-- Start --
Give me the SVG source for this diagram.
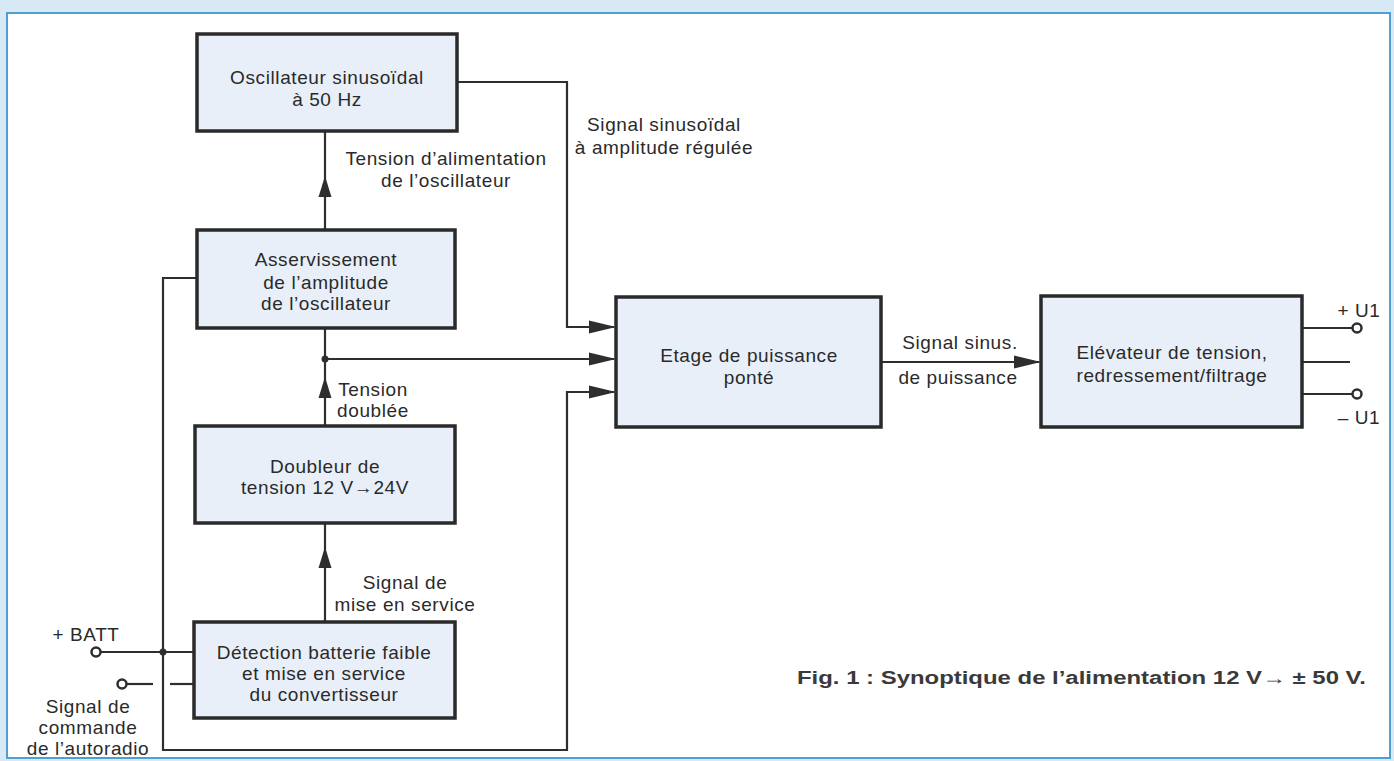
<svg xmlns="http://www.w3.org/2000/svg" width="1394" height="761" viewBox="0 0 1394 761">
<style>
.box{fill:#e8eff9;stroke:#2a2a2a;stroke-width:3.5}
.ln{fill:none;stroke:#2e2e2e;stroke-width:2.2}
.t{font-family:"Liberation Sans",Arial,sans-serif;font-size:19px;fill:#2a2a2a;text-anchor:middle;letter-spacing:0.6px}
.term{fill:#fff;stroke:#2e2e2e;stroke-width:2.5}
.dot{fill:#2e2e2e}
.cap{font-family:"Liberation Sans",Arial,sans-serif;font-size:18px;font-weight:bold;fill:#3a3a3a}
</style>
<defs>
<path id="ah" d="M0,0 L-27,-6.5 L-27,6.5 Z" fill="#2e2e2e"/>
<path id="av" d="M0,0 L-6.5,21 L6.5,21 Z" fill="#2e2e2e"/>
</defs>
<rect x="0" y="0" width="1394" height="761" fill="#d6e9f4"/>
<rect x="7" y="13" width="1383" height="745" fill="#ffffff" stroke="#4f9fd0" stroke-width="2"/>

<g id="connectors">
<polyline class="ln" points="457,82 567,82 567,327 614,327"/>
<line class="ln" x1="325" y1="359" x2="614" y2="359"/>
<polyline class="ln" points="197,278 163,278 163,750 567,750 567,392 614,392"/>
<line class="ln" x1="100" y1="652" x2="195" y2="652"/>
<line class="ln" x1="126" y1="684" x2="153" y2="684"/>
<line class="ln" x1="170" y1="684" x2="195" y2="684"/>
<line class="ln" x1="325" y1="131" x2="325" y2="230"/>
<line class="ln" x1="325" y1="328" x2="325" y2="426"/>
<line class="ln" x1="325" y1="523" x2="325" y2="622"/>
<line class="ln" x1="881" y1="362" x2="1039" y2="362"/>
<line class="ln" x1="1302" y1="328" x2="1353" y2="328"/>
<line class="ln" x1="1302" y1="362" x2="1350" y2="362"/>
<line class="ln" x1="1302" y1="394" x2="1353" y2="394"/>
<use href="#ah" x="616" y="327"/>
<use href="#ah" x="616" y="359"/>
<use href="#ah" x="616" y="392"/>
<use href="#ah" x="1041" y="362"/>
<use href="#av" x="325" y="176"/>
<use href="#av" x="325" y="377"/>
<use href="#av" x="325" y="547"/>
<circle class="dot" cx="325" cy="359" r="3.5"/>
<circle class="dot" cx="163" cy="652" r="3.5"/>
<circle class="term" cx="96" cy="652" r="4.5"/>
<circle class="term" cx="122" cy="684" r="4.5"/>
<circle class="term" cx="1357" cy="328" r="4.5"/>
<circle class="term" cx="1357" cy="394" r="4.5"/>
<text class="t" x="446" y="165">Tension d’alimentation</text>
<text class="t" x="446" y="187">de l’oscillateur</text>
<text class="t" x="664" y="131">Signal sinusoïdal</text>
<text class="t" x="664" y="154">à amplitude régulée</text>
<text class="t" x="373" y="396">Tension</text>
<text class="t" x="373" y="417">doublée</text>
<text class="t" x="405" y="589">Signal de</text>
<text class="t" x="405" y="611">mise en service</text>
<text class="t" x="960" y="349">Signal sinus.</text>
<text class="t" x="958" y="384">de puissance</text>
<text class="t" x="86" y="641">+ BATT</text>
<text class="t" x="88" y="713">Signal de</text>
<text class="t" x="88" y="734">commande</text>
<text class="t" x="88" y="755">de l’autoradio</text>
<text class="t" x="1359" y="317">+ U1</text>
<text class="t" x="1359" y="424">– U1</text>
</g>

<g id="oscillateur">
<rect class="box" x="197" y="34" width="260" height="97"/>
<text class="t" x="327" y="84">Oscillateur sinusoïdal</text>
<text class="t" x="327" y="106">à 50 Hz</text>
</g>
<g id="asservissement">
<rect class="box" x="197" y="230" width="258" height="98"/>
<text class="t" x="326" y="266">Asservissement</text>
<text class="t" x="326" y="289">de l’amplitude</text>
<text class="t" x="326" y="310">de l’oscillateur</text>
</g>
<g id="doubleur">
<rect class="box" x="195" y="426" width="260" height="97"/>
<text class="t" x="325" y="473">Doubleur de</text>
<text class="t" x="325" y="494">tension 12 V→24V</text>
</g>
<g id="detection">
<rect class="box" x="194" y="622" width="261" height="96"/>
<text class="t" x="324" y="659">Détection batterie faible</text>
<text class="t" x="324" y="680">et mise en service</text>
<text class="t" x="324" y="701">du convertisseur</text>
</g>
<g id="etage">
<rect class="box" x="616" y="297" width="265" height="130"/>
<text class="t" x="749" y="362">Etage de puissance</text>
<text class="t" x="749" y="384">ponté</text>
</g>
<g id="elevateur">
<rect class="box" x="1041" y="296" width="261" height="131"/>
<text class="t" x="1172" y="359">Elévateur de tension,</text>
<text class="t" x="1172" y="382">redressement/filtrage</text>
</g>
<g id="caption">
<text class="cap" x="797" y="684" textLength="569" lengthAdjust="spacingAndGlyphs">Fig. 1 : Synoptique de l’alimentation 12 V→ ± 50 V.</text>
</g>
</svg>
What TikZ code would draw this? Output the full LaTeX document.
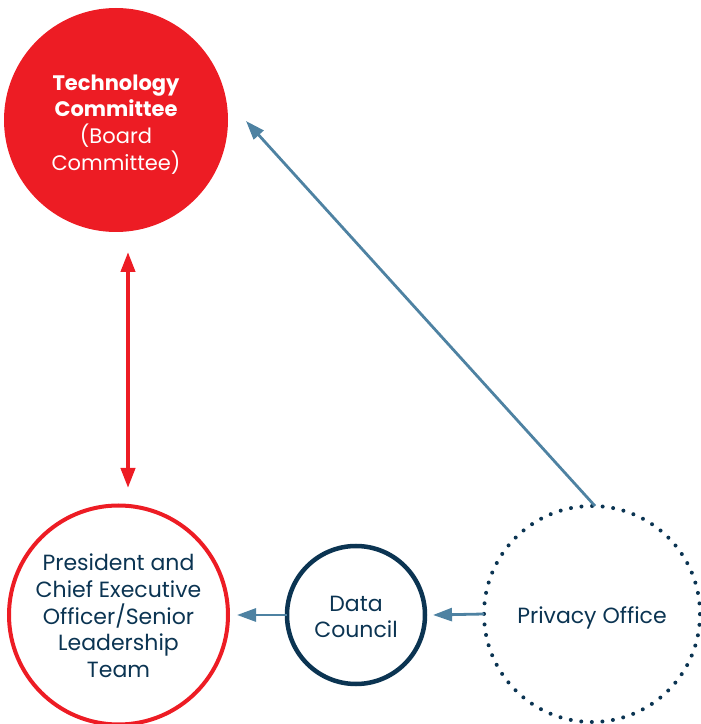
\documentclass[tikz,border=0pt]{standalone}
\usepackage{fontspec}
\setmainfont{Poppins}
\usetikzlibrary{arrows.meta}
\definecolor{brandred}{HTML}{ED1C24}
\definecolor{navy}{HTML}{0B3452}
\definecolor{steel}{HTML}{4E82A2}
\begin{document}
\begin{tikzpicture}[x=1pt,y=1pt,
  bubble/.style={circle, inner sep=0pt, outer sep=0pt},
  words/.style={align=center, inner sep=0pt, text=navy,
    font=\fontsize{22}{26.7}\selectfont},
  flow/.style={draw=steel, line width=2.8pt, -{Triangle[length=19pt,width=13pt]}},
  link/.style={draw=brandred, line width=4pt,
    {Triangle[length=20pt,width=14pt]}-{Triangle[length=20pt,width=14pt]}}]
\useasboundingbox (0,0) rectangle (701,724);

% governance bodies
\node[bubble, fill=brandred, minimum size=224pt] (tech) at (116,604) {};
\node[bubble, draw=brandred, line width=4pt, minimum size=219pt] (pres) at (118.5,109) {};
\node[bubble, draw=navy, line width=4.5pt, minimum size=138pt] (data) at (356,109) {};
\node[bubble, draw=navy, line width=4pt, line cap=round,
  dash pattern=on 0pt off 10.6pt, minimum size=216pt] (priv) at (592,110) {};

% their names
\node[words, text=white, font=\fontsize{21}{26.7}\selectfont, yshift=-4.5pt] (techname) at (tech)
  {\textbf{Technology}\\\textbf{Committee}\\(Board\\Committee)};
\node[words, yshift=-1pt] (presname) at (pres)
  {President and\\Chief Executive\\Officer/Senior\\Leadership\\Team};
\node[words, yshift=-2pt] (dataname) at (data) {Data\\Council};
\node[words, yshift=-4pt] (privname) at (priv) {Privacy Office};

% reporting lines
\draw[flow] (data.west) -- ([xshift=9pt]pres.east);
\draw[flow] (priv.west) -- ([xshift=8pt]data.east);
\draw[flow] ([xshift=3pt]priv.north) -- ([xshift=18pt,yshift=-1pt]tech.east);
\draw[link] ([xshift=12pt,yshift=-20pt]tech.south) -- ([xshift=9.5pt,yshift=17.5pt]pres.north);
\end{tikzpicture}
\end{document}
-- End --
Would you return the data exactly as written, without the pictures?

Give me the SVG source for this diagram.
<svg xmlns="http://www.w3.org/2000/svg" width="1394" height="761" viewBox="0 0 1394 761">
<style>
.box{fill:#e8eff9;stroke:#2a2a2a;stroke-width:3.5}
.ln{fill:none;stroke:#2e2e2e;stroke-width:2.2}
.t{font-family:"Liberation Sans",Arial,sans-serif;font-size:19px;fill:#2a2a2a;text-anchor:middle;letter-spacing:0.6px}
.term{fill:#fff;stroke:#2e2e2e;stroke-width:2.5}
.dot{fill:#2e2e2e}
.cap{font-family:"Liberation Sans",Arial,sans-serif;font-size:18px;font-weight:bold;fill:#3a3a3a}
</style>
<defs>
<path id="ah" d="M0,0 L-27,-6.5 L-27,6.5 Z" fill="#2e2e2e"/>
<path id="av" d="M0,0 L-6.5,21 L6.5,21 Z" fill="#2e2e2e"/>
</defs>
<rect x="0" y="0" width="1394" height="761" fill="#d6e9f4"/>
<rect x="7" y="13" width="1383" height="745" fill="#ffffff" stroke="#4f9fd0" stroke-width="2"/>

<g id="connectors">
<polyline class="ln" points="457,82 567,82 567,327 614,327"/>
<line class="ln" x1="325" y1="359" x2="614" y2="359"/>
<polyline class="ln" points="197,278 163,278 163,750 567,750 567,392 614,392"/>
<line class="ln" x1="100" y1="652" x2="195" y2="652"/>
<line class="ln" x1="126" y1="684" x2="153" y2="684"/>
<line class="ln" x1="170" y1="684" x2="195" y2="684"/>
<line class="ln" x1="325" y1="131" x2="325" y2="230"/>
<line class="ln" x1="325" y1="328" x2="325" y2="426"/>
<line class="ln" x1="325" y1="523" x2="325" y2="622"/>
<line class="ln" x1="881" y1="362" x2="1039" y2="362"/>
<line class="ln" x1="1302" y1="328" x2="1353" y2="328"/>
<line class="ln" x1="1302" y1="362" x2="1350" y2="362"/>
<line class="ln" x1="1302" y1="394" x2="1353" y2="394"/>
<use href="#ah" x="616" y="327"/>
<use href="#ah" x="616" y="359"/>
<use href="#ah" x="616" y="392"/>
<use href="#ah" x="1041" y="362"/>
<use href="#av" x="325" y="176"/>
<use href="#av" x="325" y="377"/>
<use href="#av" x="325" y="547"/>
<circle class="dot" cx="325" cy="359" r="3.5"/>
<circle class="dot" cx="163" cy="652" r="3.5"/>
<circle class="term" cx="96" cy="652" r="4.5"/>
<circle class="term" cx="122" cy="684" r="4.5"/>
<circle class="term" cx="1357" cy="328" r="4.5"/>
<circle class="term" cx="1357" cy="394" r="4.5"/>
<text class="t" x="446" y="165">Tension d’alimentation</text>
<text class="t" x="446" y="187">de l’oscillateur</text>
<text class="t" x="664" y="131">Signal sinusoïdal</text>
<text class="t" x="664" y="154">à amplitude régulée</text>
<text class="t" x="373" y="396">Tension</text>
<text class="t" x="373" y="417">doublée</text>
<text class="t" x="405" y="589">Signal de</text>
<text class="t" x="405" y="611">mise en service</text>
<text class="t" x="960" y="349">Signal sinus.</text>
<text class="t" x="958" y="384">de puissance</text>
<text class="t" x="86" y="641">+ BATT</text>
<text class="t" x="88" y="713">Signal de</text>
<text class="t" x="88" y="734">commande</text>
<text class="t" x="88" y="755">de l’autoradio</text>
<text class="t" x="1359" y="317">+ U1</text>
<text class="t" x="1359" y="424">– U1</text>
</g>

<g id="oscillateur">
<rect class="box" x="197" y="34" width="260" height="97"/>
<text class="t" x="327" y="84">Oscillateur sinusoïdal</text>
<text class="t" x="327" y="106">à 50 Hz</text>
</g>
<g id="asservissement">
<rect class="box" x="197" y="230" width="258" height="98"/>
<text class="t" x="326" y="266">Asservissement</text>
<text class="t" x="326" y="289">de l’amplitude</text>
<text class="t" x="326" y="310">de l’oscillateur</text>
</g>
<g id="doubleur">
<rect class="box" x="195" y="426" width="260" height="97"/>
<text class="t" x="325" y="473">Doubleur de</text>
<text class="t" x="325" y="494">tension 12 V→24V</text>
</g>
<g id="detection">
<rect class="box" x="194" y="622" width="261" height="96"/>
<text class="t" x="324" y="659">Détection batterie faible</text>
<text class="t" x="324" y="680">et mise en service</text>
<text class="t" x="324" y="701">du convertisseur</text>
</g>
<g id="etage">
<rect class="box" x="616" y="297" width="265" height="130"/>
<text class="t" x="749" y="362">Etage de puissance</text>
<text class="t" x="749" y="384">ponté</text>
</g>
<g id="elevateur">
<rect class="box" x="1041" y="296" width="261" height="131"/>
<text class="t" x="1172" y="359">Elévateur de tension,</text>
<text class="t" x="1172" y="382">redressement/filtrage</text>
</g>
<g id="caption">
<text class="cap" x="797" y="684" textLength="569" lengthAdjust="spacingAndGlyphs">Fig. 1 : Synoptique de l’alimentation 12 V→ ± 50 V.</text>
</g>
</svg>
What TikZ code would draw this? Output the full LaTeX document.
\documentclass[tikz,border=0pt]{standalone}
\usepackage{fontspec}
\setmainfont{Poppins}
\usetikzlibrary{arrows.meta}
\definecolor{brandred}{HTML}{ED1C24}
\definecolor{navy}{HTML}{0B3452}
\definecolor{steel}{HTML}{4E82A2}
\begin{document}
\begin{tikzpicture}[x=1pt,y=1pt,
  bubble/.style={circle, inner sep=0pt, outer sep=0pt},
  words/.style={align=center, inner sep=0pt, text=navy,
    font=\fontsize{22}{26.7}\selectfont},
  flow/.style={draw=steel, line width=2.8pt, -{Triangle[length=19pt,width=13pt]}},
  link/.style={draw=brandred, line width=4pt,
    {Triangle[length=20pt,width=14pt]}-{Triangle[length=20pt,width=14pt]}}]
\useasboundingbox (0,0) rectangle (701,724);

% governance bodies
\node[bubble, fill=brandred, minimum size=224pt] (tech) at (116,604) {};
\node[bubble, draw=brandred, line width=4pt, minimum size=219pt] (pres) at (118.5,109) {};
\node[bubble, draw=navy, line width=4.5pt, minimum size=138pt] (data) at (356,109) {};
\node[bubble, draw=navy, line width=4pt, line cap=round,
  dash pattern=on 0pt off 10.6pt, minimum size=216pt] (priv) at (592,110) {};

% their names
\node[words, text=white, font=\fontsize{21}{26.7}\selectfont, yshift=-4.5pt] (techname) at (tech)
  {\textbf{Technology}\\\textbf{Committee}\\(Board\\Committee)};
\node[words, yshift=-1pt] (presname) at (pres)
  {President and\\Chief Executive\\Officer/Senior\\Leadership\\Team};
\node[words, yshift=-2pt] (dataname) at (data) {Data\\Council};
\node[words, yshift=-4pt] (privname) at (priv) {Privacy Office};

% reporting lines
\draw[flow] (data.west) -- ([xshift=9pt]pres.east);
\draw[flow] (priv.west) -- ([xshift=8pt]data.east);
\draw[flow] ([xshift=3pt]priv.north) -- ([xshift=18pt,yshift=-1pt]tech.east);
\draw[link] ([xshift=12pt,yshift=-20pt]tech.south) -- ([xshift=9.5pt,yshift=17.5pt]pres.north);
\end{tikzpicture}
\end{document}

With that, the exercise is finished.